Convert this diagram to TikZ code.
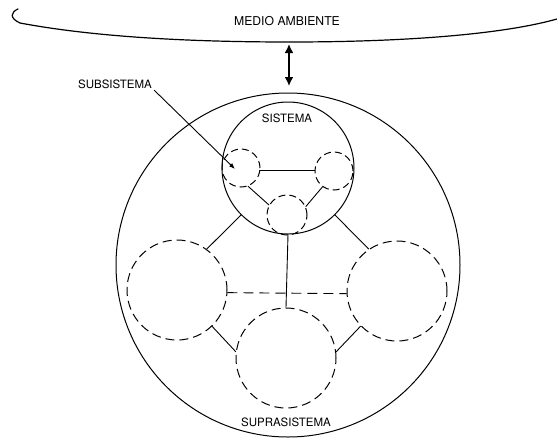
\documentclass[tikz,border=0pt]{standalone}
\usepackage{fontspec}
\setmainfont{TeX Gyre Heros}
\usetikzlibrary{arrows.meta}
\begin{document}
\begin{tikzpicture}[x=1pt,y=-1pt,
  solidc/.style={circle,draw,line width=1pt,inner sep=0pt},
  dashc/.style={circle,draw,line width=1pt,inner sep=0pt,dash pattern=on 9pt off 5pt},
  link/.style={line width=0.9pt},
  dlink/.style={line width=0.9pt,dash pattern=on 10pt off 6pt},
  lab/.style={font=\fontsize{11.5}{13}\selectfont,inner sep=0pt}]
\useasboundingbox (0,0) rectangle (557,440);
% environment
\draw[line width=1.2pt,line cap=round] (18,9) .. controls (11,12) and (9,18) .. (20,23)
  .. controls (100,38) and (200,42) .. (290,42)
  .. controls (400,42) and (500,35) .. (557,19);
\node[lab,font=\fontsize{12.2}{14}\selectfont] (env) at (287,21) {MEDIO AMBIENTE};
% suprasystem
\node[solidc,minimum size=344pt] (big) at (288,265) {};
\node[lab] (supra) at (286,422.5) {SUPRASISTEMA};
% system
\node[solidc,minimum size=132pt] (sys) at (288,168) {};
\node[lab] (syslab) at (287,118.5) {SISTEMA};
% subsystems inside system
\node[dashc,minimum size=38pt,dash pattern=on 7pt off 4pt] (sl) at (241,168) {};
\node[dashc,minimum size=38pt,dash pattern=on 7pt off 4pt] (sr) at (334,171) {};
\node[dashc,minimum size=40pt,dash pattern=on 7pt off 4pt] (sb) at (287,215) {};
\draw[link] (sl.-6) -- (sl.-6 -| sr.west);
\draw[link] (sl.-69) -- (sb.151);
\draw[link] (sr.-126) -- (sb.24);
% other systems
\node[dashc,minimum size=100pt] (L) at (177,290) {};
\node[dashc,minimum size=100pt] (R) at (397,291) {};
\node[dashc,minimum size=100pt] (B) at (286,358) {};
\draw[link] (L.54) -- (sys.225);
\draw[link] (R.124) -- (sys.-45);
\draw[link] (sys.south) -- (B.north);
\draw[dlink] (L.-3) -- (R.183);
\draw[link] (L.-46) -- (B.173);
\draw[link] (R.224) -- (B.7);
% double arrow
\coordinate (at) at (289,44);
\coordinate (ab) at (289,86);
\draw[line width=1.7pt,{Latex[length=9pt,width=9pt]}-{Latex[length=9pt,width=9pt]}] (at) -- (ab);
% subsystem label
\node[lab] (sub) at (115,84.5) {SUBSISTEMA};
\coordinate (tip) at (235,169);
\draw[line width=0.9pt,-{Latex[length=6pt,width=4.5pt]}] (sub.south east) ++(2,1) coordinate (subs) -- (tip);
\end{tikzpicture}
\end{document}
———
Copy each line exactly, and leave the pictures out of your copy.

TASK ANSWER:
Convert this diagram to TikZ code.
\documentclass[tikz,border=0pt]{standalone}
\usepackage{fontspec}
\setmainfont{TeX Gyre Heros}
\usetikzlibrary{arrows.meta}
\begin{document}
\begin{tikzpicture}[x=1pt,y=-1pt,
  solidc/.style={circle,draw,line width=1pt,inner sep=0pt},
  dashc/.style={circle,draw,line width=1pt,inner sep=0pt,dash pattern=on 9pt off 5pt},
  link/.style={line width=0.9pt},
  dlink/.style={line width=0.9pt,dash pattern=on 10pt off 6pt},
  lab/.style={font=\fontsize{11.5}{13}\selectfont,inner sep=0pt}]
\useasboundingbox (0,0) rectangle (557,440);
% environment
\draw[line width=1.2pt,line cap=round] (18,9) .. controls (11,12) and (9,18) .. (20,23)
  .. controls (100,38) and (200,42) .. (290,42)
  .. controls (400,42) and (500,35) .. (557,19);
\node[lab,font=\fontsize{12.2}{14}\selectfont] (env) at (287,21) {MEDIO AMBIENTE};
% suprasystem
\node[solidc,minimum size=344pt] (big) at (288,265) {};
\node[lab] (supra) at (286,422.5) {SUPRASISTEMA};
% system
\node[solidc,minimum size=132pt] (sys) at (288,168) {};
\node[lab] (syslab) at (287,118.5) {SISTEMA};
% subsystems inside system
\node[dashc,minimum size=38pt,dash pattern=on 7pt off 4pt] (sl) at (241,168) {};
\node[dashc,minimum size=38pt,dash pattern=on 7pt off 4pt] (sr) at (334,171) {};
\node[dashc,minimum size=40pt,dash pattern=on 7pt off 4pt] (sb) at (287,215) {};
\draw[link] (sl.-6) -- (sl.-6 -| sr.west);
\draw[link] (sl.-69) -- (sb.151);
\draw[link] (sr.-126) -- (sb.24);
% other systems
\node[dashc,minimum size=100pt] (L) at (177,290) {};
\node[dashc,minimum size=100pt] (R) at (397,291) {};
\node[dashc,minimum size=100pt] (B) at (286,358) {};
\draw[link] (L.54) -- (sys.225);
\draw[link] (R.124) -- (sys.-45);
\draw[link] (sys.south) -- (B.north);
\draw[dlink] (L.-3) -- (R.183);
\draw[link] (L.-46) -- (B.173);
\draw[link] (R.224) -- (B.7);
% double arrow
\coordinate (at) at (289,44);
\coordinate (ab) at (289,86);
\draw[line width=1.7pt,{Latex[length=9pt,width=9pt]}-{Latex[length=9pt,width=9pt]}] (at) -- (ab);
% subsystem label
\node[lab] (sub) at (115,84.5) {SUBSISTEMA};
\coordinate (tip) at (235,169);
\draw[line width=0.9pt,-{Latex[length=6pt,width=4.5pt]}] (sub.south east) ++(2,1) coordinate (subs) -- (tip);
\end{tikzpicture}
\end{document}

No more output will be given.